* _SOURCE DATA_
········

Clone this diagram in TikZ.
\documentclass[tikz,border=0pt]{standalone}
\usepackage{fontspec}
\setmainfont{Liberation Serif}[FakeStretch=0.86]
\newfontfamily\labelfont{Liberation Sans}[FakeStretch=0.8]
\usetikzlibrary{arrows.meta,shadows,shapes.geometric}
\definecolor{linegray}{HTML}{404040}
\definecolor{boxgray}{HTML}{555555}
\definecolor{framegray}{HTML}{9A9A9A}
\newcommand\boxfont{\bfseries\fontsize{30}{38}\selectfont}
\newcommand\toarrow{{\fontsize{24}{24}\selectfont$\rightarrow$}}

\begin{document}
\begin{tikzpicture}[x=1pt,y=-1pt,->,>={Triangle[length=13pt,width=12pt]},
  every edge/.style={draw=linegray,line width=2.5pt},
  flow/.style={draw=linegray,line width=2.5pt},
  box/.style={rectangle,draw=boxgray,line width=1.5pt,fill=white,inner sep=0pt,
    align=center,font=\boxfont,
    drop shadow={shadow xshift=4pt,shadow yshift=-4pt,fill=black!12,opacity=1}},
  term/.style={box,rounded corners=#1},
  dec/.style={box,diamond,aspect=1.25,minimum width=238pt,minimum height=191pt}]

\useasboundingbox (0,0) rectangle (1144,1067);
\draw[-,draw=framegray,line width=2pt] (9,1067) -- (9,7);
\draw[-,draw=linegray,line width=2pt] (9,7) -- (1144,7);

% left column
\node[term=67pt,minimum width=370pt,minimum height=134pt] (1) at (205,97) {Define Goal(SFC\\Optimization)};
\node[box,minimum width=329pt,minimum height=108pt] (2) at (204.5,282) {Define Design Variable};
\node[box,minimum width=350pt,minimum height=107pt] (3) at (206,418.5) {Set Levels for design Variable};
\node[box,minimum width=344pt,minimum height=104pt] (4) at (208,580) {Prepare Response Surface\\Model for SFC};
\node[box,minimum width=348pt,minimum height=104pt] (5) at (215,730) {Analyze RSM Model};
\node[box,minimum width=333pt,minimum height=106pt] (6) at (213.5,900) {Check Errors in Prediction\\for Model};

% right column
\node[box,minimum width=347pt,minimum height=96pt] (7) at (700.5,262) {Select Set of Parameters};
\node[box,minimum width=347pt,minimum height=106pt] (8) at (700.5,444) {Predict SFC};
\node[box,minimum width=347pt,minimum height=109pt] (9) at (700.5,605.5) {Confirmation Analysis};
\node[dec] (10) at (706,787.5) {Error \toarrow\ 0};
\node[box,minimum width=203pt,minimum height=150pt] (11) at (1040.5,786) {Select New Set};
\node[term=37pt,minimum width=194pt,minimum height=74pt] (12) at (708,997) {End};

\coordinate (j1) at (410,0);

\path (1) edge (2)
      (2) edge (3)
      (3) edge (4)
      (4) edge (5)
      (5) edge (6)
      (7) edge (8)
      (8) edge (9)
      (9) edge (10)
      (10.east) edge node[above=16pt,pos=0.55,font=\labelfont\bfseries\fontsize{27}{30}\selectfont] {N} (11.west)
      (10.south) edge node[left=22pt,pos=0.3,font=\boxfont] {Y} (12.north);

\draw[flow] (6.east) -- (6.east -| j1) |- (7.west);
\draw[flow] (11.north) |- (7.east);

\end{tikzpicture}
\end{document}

········

* _GIVEN INSTRUCTION_
In the listing above, please print only the lines from the first one to the line where "(9,7) -- (1144,7);" appears, exactly as written, both of those lines included.

* _RESPONSE_
Clone this diagram in TikZ.
\documentclass[tikz,border=0pt]{standalone}
\usepackage{fontspec}
\setmainfont{Liberation Serif}[FakeStretch=0.86]
\newfontfamily\labelfont{Liberation Sans}[FakeStretch=0.8]
\usetikzlibrary{arrows.meta,shadows,shapes.geometric}
\definecolor{linegray}{HTML}{404040}
\definecolor{boxgray}{HTML}{555555}
\definecolor{framegray}{HTML}{9A9A9A}
\newcommand\boxfont{\bfseries\fontsize{30}{38}\selectfont}
\newcommand\toarrow{{\fontsize{24}{24}\selectfont$\rightarrow$}}

\begin{document}
\begin{tikzpicture}[x=1pt,y=-1pt,->,>={Triangle[length=13pt,width=12pt]},
  every edge/.style={draw=linegray,line width=2.5pt},
  flow/.style={draw=linegray,line width=2.5pt},
  box/.style={rectangle,draw=boxgray,line width=1.5pt,fill=white,inner sep=0pt,
    align=center,font=\boxfont,
    drop shadow={shadow xshift=4pt,shadow yshift=-4pt,fill=black!12,opacity=1}},
  term/.style={box,rounded corners=#1},
  dec/.style={box,diamond,aspect=1.25,minimum width=238pt,minimum height=191pt}]

\useasboundingbox (0,0) rectangle (1144,1067);
\draw[-,draw=framegray,line width=2pt] (9,1067) -- (9,7);
\draw[-,draw=linegray,line width=2pt] (9,7) -- (1144,7);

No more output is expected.